Ancient Cypriot historian

Paeon of Amathus (Παίων ὁ Ἀμαθούσιος) was an early Hellenistic historian from Amathus on the Island of Cyprus, mentioned in the writings of Plutarch and the lexicographer Hesychius of Alexandria.

==Theseus and Ariadne==
Plutarch recounts a story he attributes to Paeon concerning Theseus and Ariadne. Theseus and Ariadne were driven off course by a storm and onto the island of Cyprus. Theseus put Ariadne, who was pregnant and in great distress from the motion of the ship, ashore alone but was himself swept out to sea again. The Cyprian women cared for Ariadne, comforting her in her loneliness, giving letters to Ariadne, which they had written, saying the letters had come from Theseus. But Ariadne died in childbirth.

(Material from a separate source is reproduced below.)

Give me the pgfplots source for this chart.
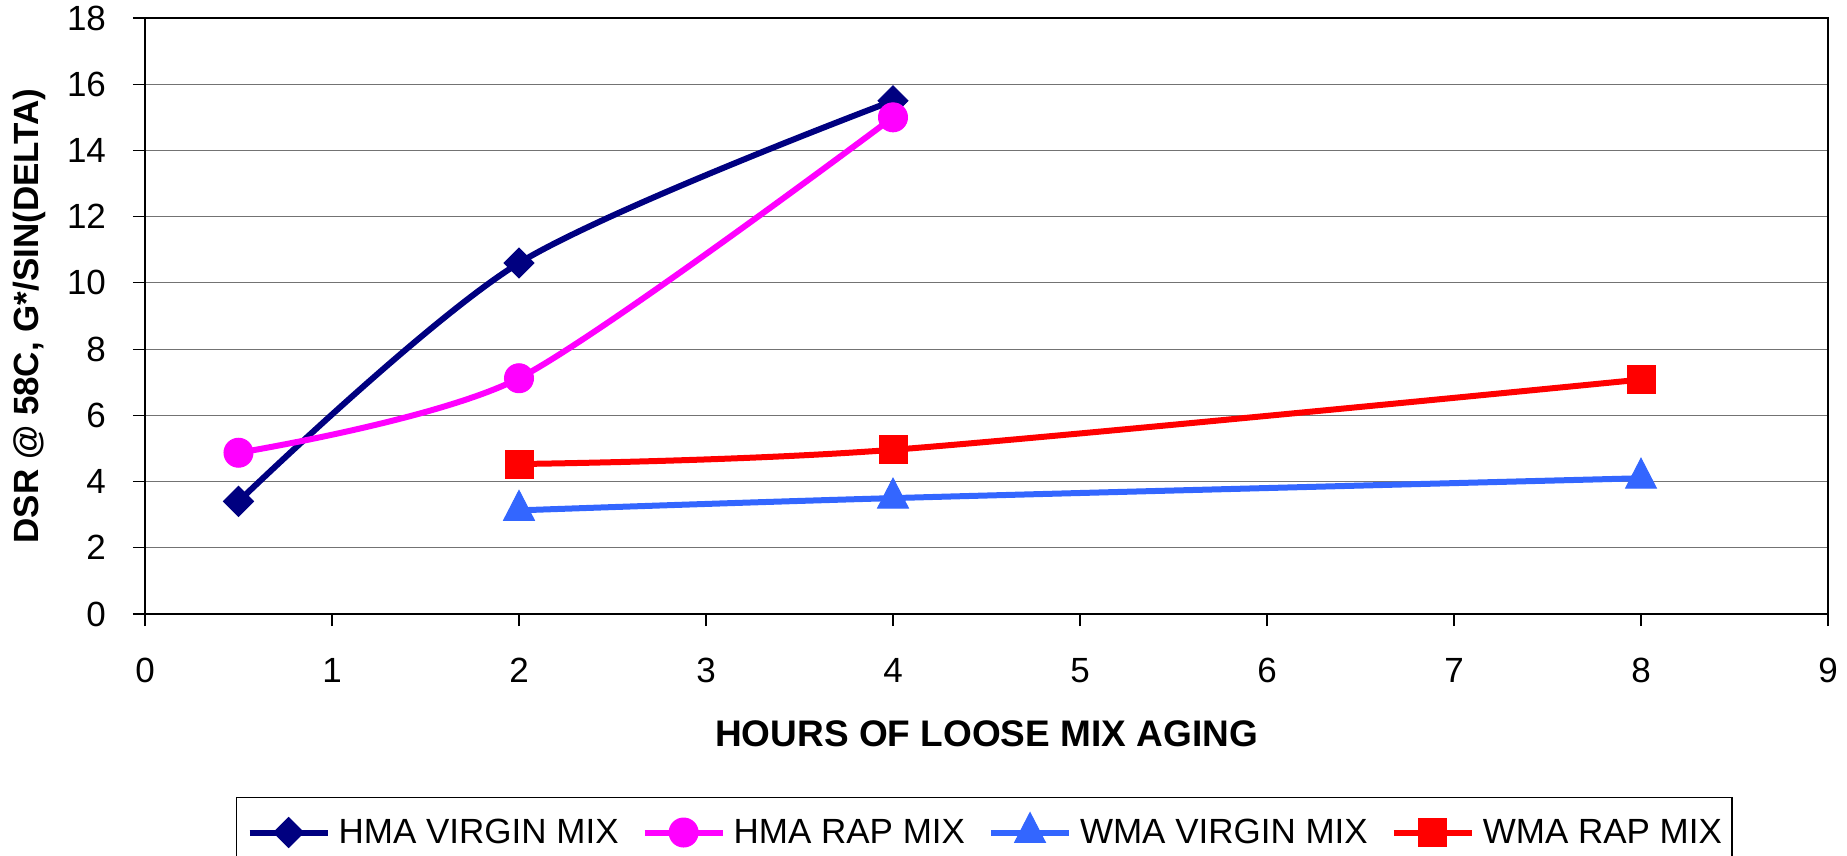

When Theseus returned, greatly distraught, he gave the island money, asking them to make sacrifices to Ariadne, and had two small statuettes, one silver, one bronze, set up in her honor. According to Plutarch, Paeon says that at the sacrifices made in Ariadne's honor on the second day of the month Gorpiaes, a young man lies down and imitates the cries and gestures of a woman in the pains of labor and that they call the place where the sacrifices were held the grove of Ariadne Aphrodite.

==Bearded Aphrodite==
Paeon of Amathus, quoted by Theophrastus, who said that the Cypriot goddess could take the shape of a man. Macrobius describes the statue of Venus in Cyprus as being bearded and having male genitals, but clad in female dress and holding a scepter. Aristophanes knew of the existence of this androgynous deity called Aphroditos. Hesychius confirmed that Aphroditos was a hermaphrodite.